We were right with the first, wrong – or perhaps more than 10 years ahead of reality – with the second. Being wildly ahead of the game is quite possible: one thing that has become clear is how slowly things move. We were also writing in 1999 about how the mobile phone would become the payment device of choice; it still will, but the emphasis is on the word ‘will’.
It was a reality check
If the dotcom boom – which burst spectacularly in the Spring of 2000 – was an example of perception running way ahead of reality, the two or three years that followed were the opposite. Online use continued to rise rapidly and the internet established itself as part of the infrastructure. At the high profile consumer end, online shopping hardly stuttered, while ebay continued to turn consumers into entrepreneurs.
The changes were at least as deep in business-to-business, where e-procurement and the shift of absolutely everything to a web basis created massive upheaval. And, of course, the web was by then the main notice-board for human resources and investor relations departments. Even press offices were starting to use it.

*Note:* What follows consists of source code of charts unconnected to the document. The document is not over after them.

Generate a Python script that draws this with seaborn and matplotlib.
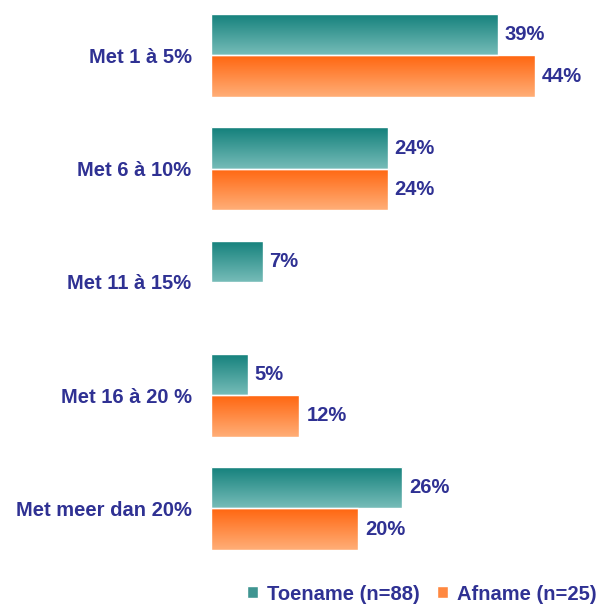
import numpy as np
import pandas as pd
import matplotlib
matplotlib.use("Agg")
import matplotlib.pyplot as plt
import matplotlib.patches as mpatches
import seaborn as sns

categories = ["Met 1 à 5%", "Met 6 à 10%", "Met 11 à 15%", "Met 16 à 20 %", "Met meer dan 20%"]
toename = [39, 24, 7, 5, 26]
afname = [44, 24, np.nan, 12, 20]
series_names = ["Toename (n=88)", "Afname (n=25)"]

navy = "#2f3193"
grad = {
    series_names[0]: ("#13807b", "#76bcb8"),
    series_names[1]: ("#ff6610", "#ffae77"),
}
legend_cols = {series_names[0]: "#3f9591", series_names[1]: "#ff8840"}

sns.set_theme(style="white")
plt.rcParams["font.family"] = ["Liberation Sans", "DejaVu Sans"]

rows = []
for c, t, a in zip(categories, toename, afname):
    rows.append({"cat": c, "series": series_names[0], "value": t})
    rows.append({"cat": c, "series": series_names[1], "value": a})
df = pd.DataFrame(rows).dropna()

fig = plt.figure(figsize=(5.97, 6.04), dpi=100)
ax = fig.add_axes([211 / 597, 39 / 604, (597 - 211) / 597, 565 / 604])

sns.barplot(data=df, y="cat", x="value", hue="series", order=categories,
            hue_order=series_names, orient="h", width=0.73, ax=ax,
            edgecolor="white", linewidth=1, legend=False, errorbar=None)

xlim = (0, (597 - 211) / 7.36)
ylim = (4.499, -0.490)

for container, name in zip(ax.containers, series_names):
    top, bot = [np.array(matplotlib.colors.to_rgb(c)) for c in grad[name]]
    t = np.linspace(0, 1, 64)[:, None]
    img = (top[None, :] * (1 - t) + bot[None, :] * t)[:, None, :]
    for p in container.patches:
        w = p.get_width()
        if not np.isfinite(w) or w <= 0:
            continue
        x0, y0 = p.get_x(), p.get_y()
        h = p.get_height()
        im = ax.imshow(img, extent=(x0, x0 + w, y0 + h, y0), origin="upper",
                       aspect="auto", zorder=p.get_zorder() - 0.1, interpolation="bilinear")
        im.set_clip_path(p)
        p.set_facecolor("none")
    labels = [("" if not np.isfinite(v) else f"{v:.0f}%") for v in container.datavalues]
    ax.bar_label(container, labels=labels, padding=5, color=navy,
                 fontsize=14.5, fontweight="bold")

ax.set_xlim(*xlim)
ax.set_ylim(*ylim)
ax.set_xlabel("")
ax.set_ylabel("")
ax.set_xticks([])
ax.tick_params(axis="y", length=0, pad=14)
for lbl in ax.get_yticklabels():
    lbl.set_color(navy)
    lbl.set_fontweight("bold")
    lbl.set_fontsize(14.5)
for s in ax.spines.values():
    s.set_visible(False)

handles = [mpatches.Patch(facecolor=legend_cols[n], edgecolor="white", label=n) for n in series_names]
leg = fig.legend(handles=handles, loc="center right", bbox_to_anchor=(0.999, 10 / 604), ncol=2,
                 frameon=False, handlelength=0.55, handleheight=0.55, handletextpad=0.45,
                 columnspacing=0.85, borderaxespad=0, borderpad=0,
                 prop={"weight": "bold", "size": 14.5})
for txt in leg.get_texts():
    txt.set_color(navy)

fig.savefig("out.png", dpi=100)
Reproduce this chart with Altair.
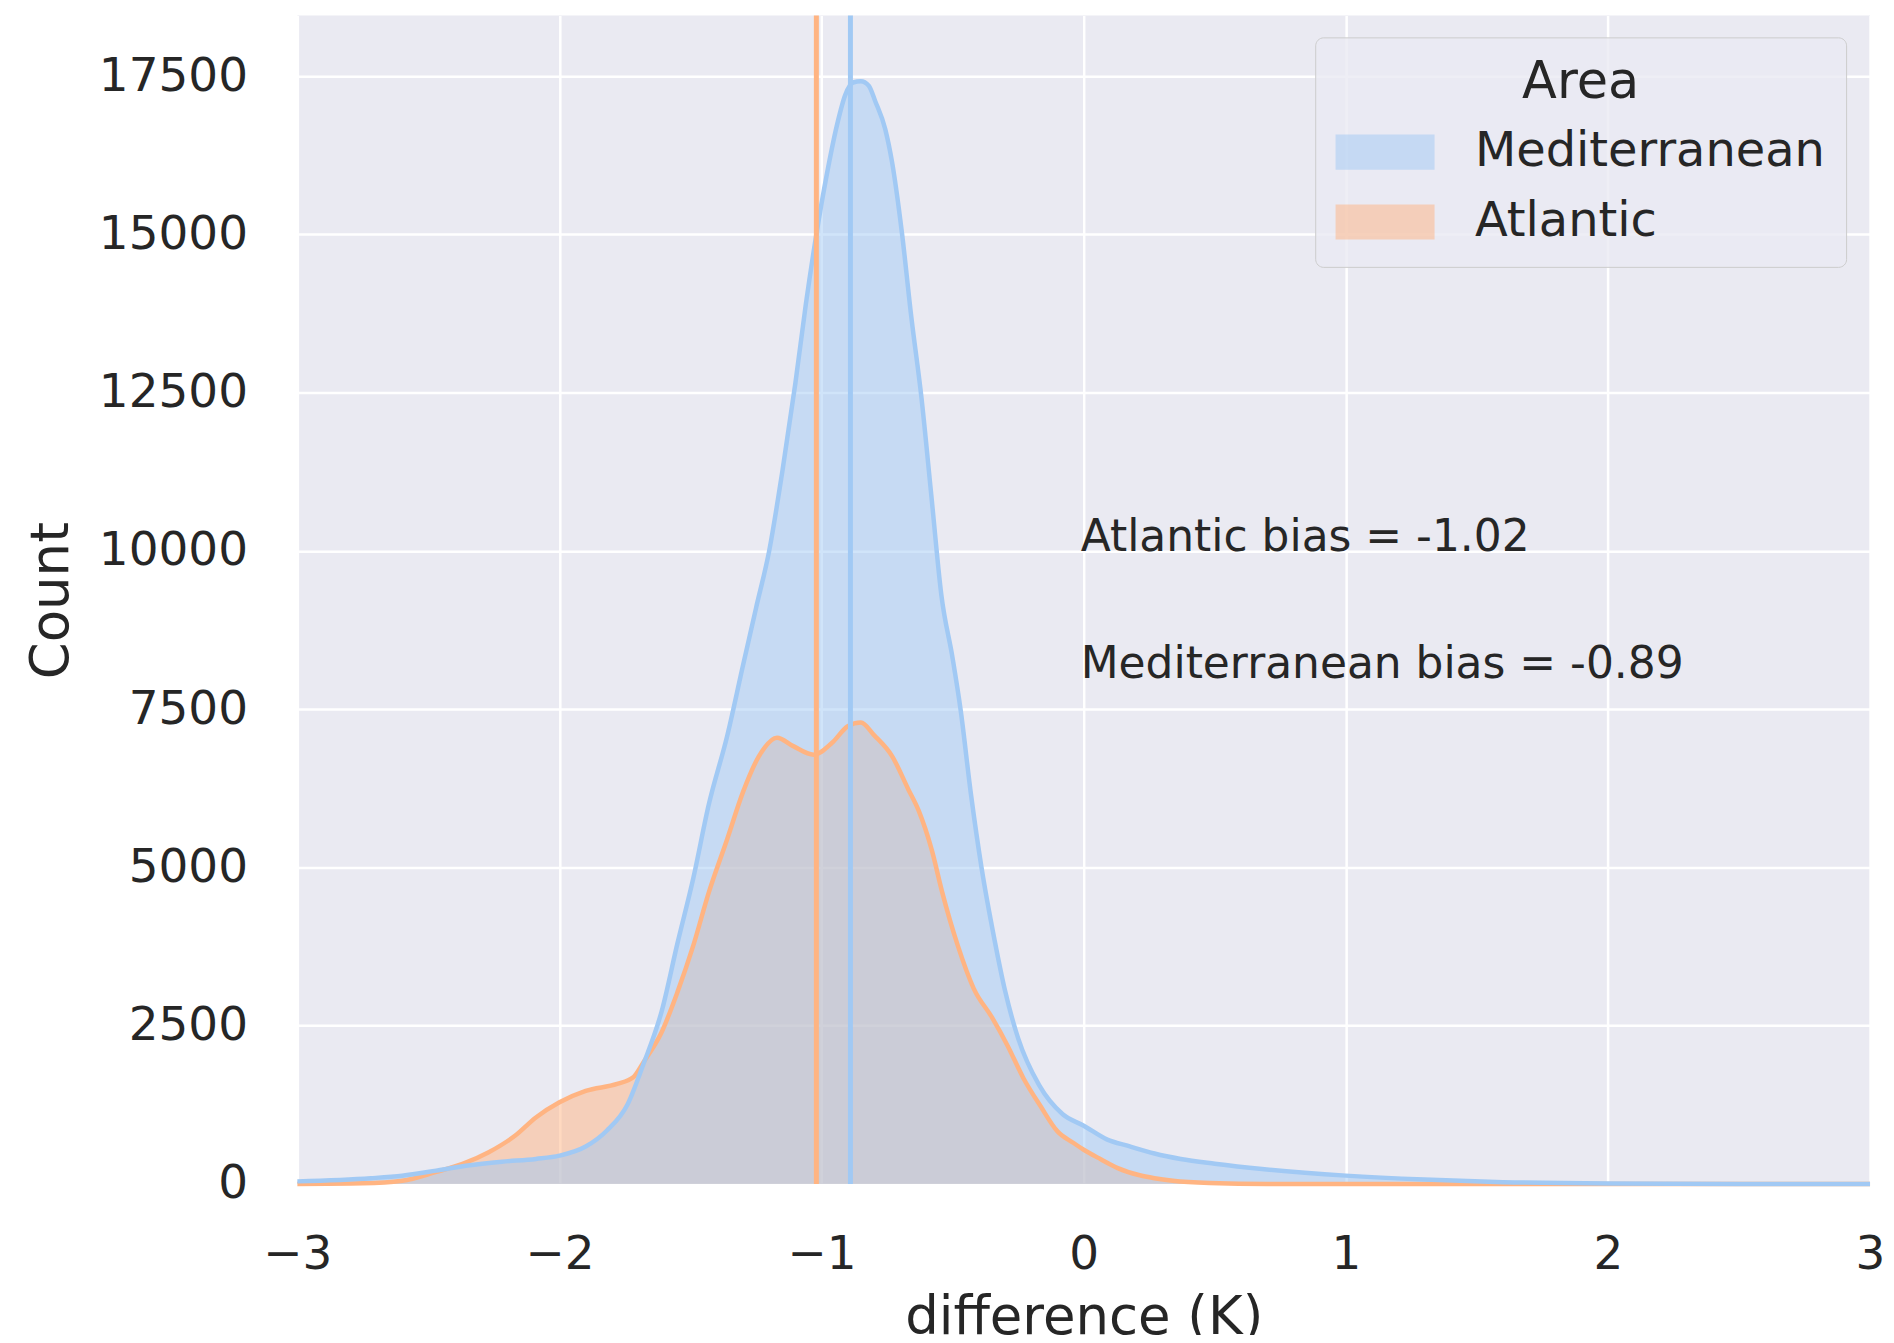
import altair as alt
import pandas as pd

# ---------------- data ----------------
areas = ["Mediterranean", "Atlantic"]
colors = ["#a1c9f4", "#ffb482"]

med_x = [-3.0, -2.72, -2.6, -2.47, -2.35, -2.22, -2.09, -2.0, -1.9, -1.82, -1.74, -1.68,
         -1.61, -1.55, -1.49, -1.43, -1.36, -1.30, -1.25, -1.20, -1.15, -1.10, -1.06,
         -1.02, -0.98, -0.94, -0.91, -0.88, -0.85, -0.82, -0.795, -0.757, -0.732, -0.694,
         -0.657, -0.619, -0.581, -0.543, -0.50, -0.47, -0.43, -0.39, -0.34, -0.30, -0.25,
         -0.17, -0.08, 0.0, 0.09, 0.17, 0.27, 0.37, 0.5, 0.68, 1.0, 1.3, 1.6, 2.0, 2.5, 3.0]
med_y = [40, 90, 130, 210, 290, 350, 395, 446, 590, 840, 1260, 1890,
         2730, 3800, 4820, 6000, 7080, 8190, 9100, 10000, 11250, 12650, 13900,
         15000, 15950, 16750, 17200, 17400, 17420, 17350, 17100, 16660, 16160, 15040,
         13670, 12420, 10860, 9300, 8300, 7500, 6150, 5000, 3850, 3050, 2300,
         1560, 1100, 920, 700, 600, 480, 394, 320, 236, 131, 68, 28, 6, 0, 0]

atl_x = [-3.0, -2.75, -2.6, -2.47, -2.37, -2.27, -2.17, -2.09, -2.0, -1.90, -1.78, -1.72,
         -1.68, -1.61, -1.55, -1.49, -1.43, -1.36, -1.30, -1.24, -1.17, -1.11, -1.03,
         -0.96, -0.90, -0.85, -0.80, -0.73, -0.67, -0.63, -0.58, -0.54, -0.48, -0.42,
         -0.35, -0.29, -0.23, -0.165, -0.10, -0.04, 0.0, 0.065, 0.13, 0.21, 0.27, 0.34,
         0.48, 0.7, 3.0]
atl_y = [0, 10, 50, 190, 315, 500, 760, 1050, 1290, 1470, 1580, 1680,
         1920, 2400, 3030, 3760, 4610, 5450, 6190, 6750, 7050, 6920, 6780,
         6970, 7230, 7290, 7090, 6750, 6240, 5900, 5280, 4610, 3760, 3090,
         2630, 2180, 1670, 1230, 830, 650, 540, 390, 250, 140, 90, 50,
         15, 0, 0]

bias_area = ["Atlantic", "Mediterranean"]
bias_value = [-1.02, -0.89]

note_x = [0, 0]
note_y = [10000, 8000]
note_text = ["Atlantic bias = -1.02", "Mediterranean bias = -0.89"]

x_ticks = [-3, -2, -1, 0, 1, 2, 3]
y_ticks = [0, 2500, 5000, 7500, 10000, 12500, 15000, 17500]
x_min, x_max = -3, 3
y_max = 18460

# ---------------- tables ----------------
med = pd.DataFrame({"difference": med_x, "count": med_y, "Area": "Mediterranean"})
atl = pd.DataFrame({"difference": atl_x, "count": atl_y, "Area": "Atlantic"})
bias = pd.DataFrame({"bias": bias_value, "Area": bias_area})
notes = pd.DataFrame({"x": note_x, "y": note_y, "text": note_text})

FONT = "DejaVu Sans"
TXT = "#262626"

color_scale = alt.Scale(domain=areas, range=colors)
x_scale = alt.Scale(domain=[x_min, x_max], nice=False, zero=False)
y_scale = alt.Scale(domain=[0, y_max], nice=False)

W, H = 1576, 1171

x_axis = alt.Axis(
    values=x_ticks,
    labelExpr="replace(format(datum.value, 'd'), '-', '\u2212')",
    title="difference (K)",
    labelFont=FONT, labelFontSize=47, labelColor=TXT, labelPadding=48,
    labelFlush=False,
    ticks=False, domain=False, grid=True, gridColor="white", gridWidth=2.5,
    titleFont=FONT, titleFontSize=53, titleFontWeight="normal", titleColor=TXT,
    titleBaseline="alphabetic", titleAlign="center", titleX=W / 2, titleY=150,
)
y_axis = alt.Axis(
    values=y_ticks, format="d",
    title="Count",
    labelFont=FONT, labelFontSize=47, labelColor=TXT, labelPadding=50,
    labelFlush=False,
    ticks=False, domain=False, grid=True, gridColor="white", gridWidth=2.5,
    titleFont=FONT, titleFontSize=53, titleFontWeight="normal", titleColor=TXT,
    titleAngle=270, titleBaseline="alphabetic", titleAlign="center",
    titleX=-230, titleY=586,
)

legend = alt.Legend(
    title="Area", orient="none", legendX=1020, legendY=22,
    symbolType="M-1.35,-0.46L1.35,-0.46L1.35,0.46L-1.35,0.46Z",
    symbolSize=5184, symbolOpacity=0.5,
    symbolStrokeColor="white", symbolStrokeWidth=2, symbolOffset=12,
    labelFont=FONT, labelFontSize=48, labelColor=TXT, labelOffset=53,
    labelLimit=0,
    titleFont=FONT, titleFontSize=51, titleFontWeight="normal", titleColor=TXT,
    titleAnchor="middle", titlePadding=6, padding=21, rowPadding=9,
    fillColor="rgba(234,234,242,0.8)", strokeColor="#cccccc", cornerRadius=8,
)

X = alt.X("difference:Q", scale=x_scale, axis=x_axis)
Y = alt.Y("count:Q", scale=y_scale, axis=y_axis, stack=None)


def area_layer(df):
    return alt.Chart(df).mark_area(opacity=0.5, interpolate="monotone").encode(
        x=X, y=Y, color=alt.Color("Area:N", scale=color_scale, legend=legend)
    )


def line_layer(df):
    return alt.Chart(df).mark_line(strokeWidth=4.5, interpolate="monotone").encode(
        x=X, y=Y, stroke=alt.Stroke("Area:N", scale=color_scale, legend=None)
    )


rules = alt.Chart(bias).mark_rule(strokeWidth=5).encode(
    x=alt.X("bias:Q", scale=x_scale),
    stroke=alt.Stroke("Area:N", scale=color_scale, legend=None),
)

texts = alt.Chart(notes).mark_text(
    align="left", baseline="alphabetic", fontSize=44, font=FONT, color=TXT, dx=-3
).encode(
    x=alt.X("x:Q", scale=x_scale),
    y=alt.Y("y:Q", scale=y_scale),
    text="text:N",
)

chart = alt.layer(
    area_layer(atl), area_layer(med),
    line_layer(atl), line_layer(med),
    rules, texts,
).properties(
    width=W, height=H,
    autosize=alt.AutoSizeParams(type="none"),
    padding={"left": 290, "top": 6, "right": 16, "bottom": 150},
    background="white",
).configure_view(fill="#EAEAF2", strokeWidth=0)

chart.save("out.html", embed_options={"renderer": "svg", "actions": False})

It was a drop in interest levels
But this reality could not stop a massive plunge in senior management interest. All directors could see was that ‘the internet’ was in freefall, as measured by share prices. Websites were kept alive, because they were cheap and because the HR and IR directors demanded them, but they were certainly not things in which to invest.
Not true of all companies, of course. Jack Welch at General Electric wanted to make everything available online – even $2m scanners – and that programme pretty much kept going after his departure. But the general state of the corporate web was, by 2003, pretty shabby – like a giant estate where the gardeners had all been laid off.
Then we saw corporations, a few at least, starting to catch up with reality. The ones that moved first were those where the bosses were either young or mixed with the right sort of people. John Browne of BP was a non-executive director of Intel: I doubt it is a coincidence that BP was one of the first groups to launch a fully-integrated web presence.
It’s been on the up since
Since then there has been a steady stream of relaunches – first in Europe, then in the US – turning corporate websites into the first point of call their users already considered them to be. The steady growth of attention is reflected in the FT Bowen Craggs Index: most European and US sites now score well.
For websites themselves, reality and perception have come closer together. Still not enough senior managers ‘get’ the web; too many continue to see it as marginal, but a lot fewer than before.
It’s déja vu all over again
We do, however, have a new source of unreality, in the form of social media. I don’t need to talk about this so much, because everyone else is, but we are seeing broadly the same pattern.
We may, as I wrote in my most recent column, be reaching the end of the over-excitement phase (in web terms, we’re in about 1999). We could then well go into a total lack of interest phase (2000-2003), and after that come closer to a balance between perception and reality.
I would like to think it will happen a little more quickly but, as I have said, things don’t happen that fast on the internet.